Þ    Muito mais do que tem sido realizado nos últimos anos e basta comparar esse nível de investimento com a média dos fundos comunitários recebidos para verificarmos que os 15,3 mil milhões de euros previstos pelo Fundo de Recuperação e Resiliência para Portugal, não chegam para compensar o muito pouco que se investiu nestes anos. Desde 2010 até 2021, a redução do investimento público foi tal, que o montante de entrada de fundos comunitários foi superior à totalidade do investimento público.

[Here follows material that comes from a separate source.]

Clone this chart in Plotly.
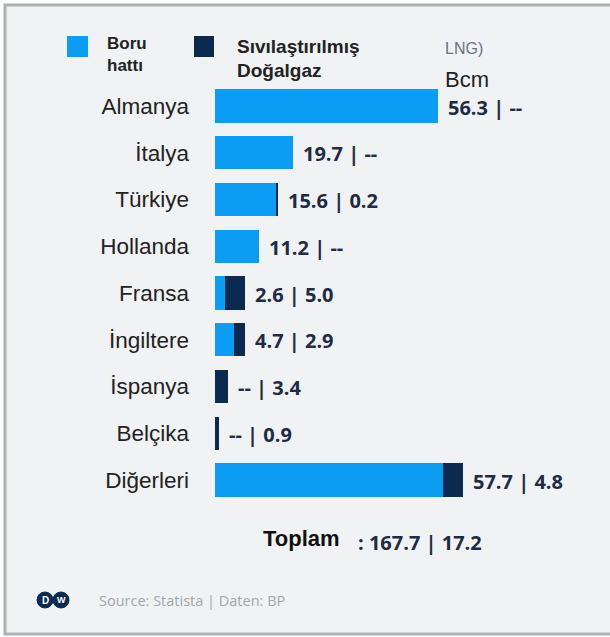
import plotly.graph_objects as go

categories = ["Almanya", "İtalya", "Türkiye", "Hollanda", "Fransa", "İngiltere", "İspanya", "Belçika", "Diğerleri"]
pipeline = [56.3, 19.7, 15.6, 11.2, 2.6, 4.7, None, None, 57.7]
lng = [None, None, 0.2, None, 5.0, 2.9, 3.4, 0.9, 4.8]
total_pipeline = 167.7
total_lng = 17.2

LIGHT = "#0b9df4"
DARK = "#0b2a4f"
LABEL = "#1d2b44"
BG = "#f1f2f4"

W, H = 610, 637


def fmt(v):
    return "--" if v is None else f"{v:.1f}"


def px(x):
    return x / W


def py(y):
    return 1 - y / H


fig = go.Figure()
fig.add_trace(go.Bar(y=categories, x=[v if v is not None else 0 for v in pipeline],
                     orientation="h", marker=dict(color=LIGHT, line=dict(width=0)),
                     name="Boru hattı", showlegend=False, hoverinfo="skip"))
fig.add_trace(go.Bar(y=categories, x=[v if v is not None else 0 for v in lng],
                     orientation="h", marker=dict(color=DARK, line=dict(width=0)),
                     name="LNG", showlegend=False, hoverinfo="skip"))

annotations = []
for c, p, l in zip(categories, pipeline, lng):
    tot = (p or 0) + (l or 0)
    annotations.append(dict(x=tot, y=c, xref="x", yref="y", xanchor="left", yanchor="middle",
                            xshift=8, yshift=-1, showarrow=False,
                            text=f"{fmt(p)} | {fmt(l)}",
                            font=dict(family="Open Sans", size=20, color=LABEL, weight="bold")))


def txt(x, y, t, size, color="#222", bold=False, family="Liberation Sans", anchor="left"):
    annotations.append(dict(x=px(x), y=py(y), xref="paper", yref="paper", xanchor=anchor,
                            yanchor="middle", showarrow=False, text=t,
                            font=dict(family=family, size=size, color=color,
                                      weight="bold" if bold else "normal")))


# legend (manual)
txt(105, 43, "Boru", 17, bold=True)
txt(105, 65, "hattı", 17, bold=True)
txt(235, 46, "Sıvılaştırılmış", 19, bold=True)
txt(235, 70, "Doğalgaz", 19, bold=True)
txt(443, 49, "LNG)", 16, color="#6b7280")
txt(443, 80, "Bcm", 22, color="#222")

txt(261, 538, "Toplam", 22, bold=True, color="#111")
txt(356, 542, f": {total_pipeline:.1f} | {total_lng:.1f}", 20, color=LABEL, bold=True, family="Open Sans")

txt(97, 600, "Source: Statista | Daten: BP", 14.5, color="#a2a6ac", family="Open Sans")
# DW logo letters
txt(45, 600, "D", 10, color="white", bold=True, anchor="center")
txt(61, 600, "W", 9, color="white", bold=True, anchor="center")

shapes = [
    dict(type="rect", xref="paper", yref="paper", x0=px(5), x1=px(620), y0=py(634), y1=py(5),
         fillcolor=BG, line=dict(color="#aeb0b3", width=3), layer="below"),
    dict(type="rect", xref="paper", yref="paper", x0=px(67), x1=px(88), y0=py(57), y1=py(36),
         fillcolor=LIGHT, line=dict(width=0)),
    dict(type="rect", xref="paper", yref="paper", x0=px(194), x1=px(214), y0=py(57), y1=py(36),
         fillcolor=DARK, line=dict(width=0)),
    dict(type="circle", xref="paper", yref="paper", x0=px(37), x1=px(53), y0=py(608), y1=py(592),
         fillcolor=DARK, line=dict(color=DARK, width=1)),
    dict(type="circle", xref="paper", yref="paper", x0=px(53), x1=px(69), y0=py(608), y1=py(592),
         fillcolor=DARK, line=dict(color=DARK, width=1)),
]

slot = 46.75
top = 106 - slot / 2
bottom = top + slot * 9

fig.update_layout(
    width=W, height=H, margin=dict(l=0, r=0, t=0, b=0),
    paper_bgcolor="white", plot_bgcolor="rgba(0,0,0,0)",
    barmode="stack", bargap=0.29,
    xaxis=dict(domain=[px(215), px(600)], range=[0, 385 / 3.96], visible=False, fixedrange=True),
    yaxis=dict(domain=[py(bottom), py(top)], autorange="reversed", showgrid=False, zeroline=False,
               showline=False, ticks="", ticklabelstandoff=25, fixedrange=True,
               tickfont=dict(family="Liberation Sans", size=22.5, color="#222")),
    annotations=annotations, shapes=shapes, showlegend=False,
)

fig.write_html("out.html", config={"displayModeBar": False},
               post_script="document.body.style.margin='0';document.body.style.overflow='hidden';")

Não existem elementos para aferir com rigor qual o montante de fundos comunitários que é absorvido pelo investimento público, mas não existem dúvidas de que o investimento público nos últimos anos se reduziu na sua quase totalidade, ao mínimo indispensável para complementar a entrada de fundos comunitários.

Þ    É pois, importante que esse dinheiro para investimento público chegue e venha liberto de quaisquer formas de condicionalidade económica e política que pretendam interferir em decisões soberanas dos Estados, designadamente ao nível das opções, programação e execução dos fundos;

Þ    E simultaneamente que sejam adoptadas medidas que garantam que as verbas a mobilizar nos próximos anos sejam colocadas ao serviço da valorização do trabalho e dos trabalhadores, da defesa e promoção da produção nacional, da recuperação para o sector público dos sectores básicos e estratégicos da economia, da garantia de uma administração e serviços públicos ao serviço do povo e do país e do desenvolvimento soberano de Portugal.

Þ    O nosso país precisa de crescer a um ritmo mais elevado do que o tem feito, nomeadamente desde a adesão ao euro e ao início da circulação desta moeda no espaço comunitário em 2002. Precisa que esse ritmo de crescimento seja sustentado e suportado numa muito maior produção nacional e menos dependente das importações.

Þ    Só a afirmação de uma política soberana, que faça prevalecer os interesses dos trabalhadores e do povo português sobre as imposições e constrangimentos que emanam da UE, pode responder adequadamente às necessidades com que o país se confronta.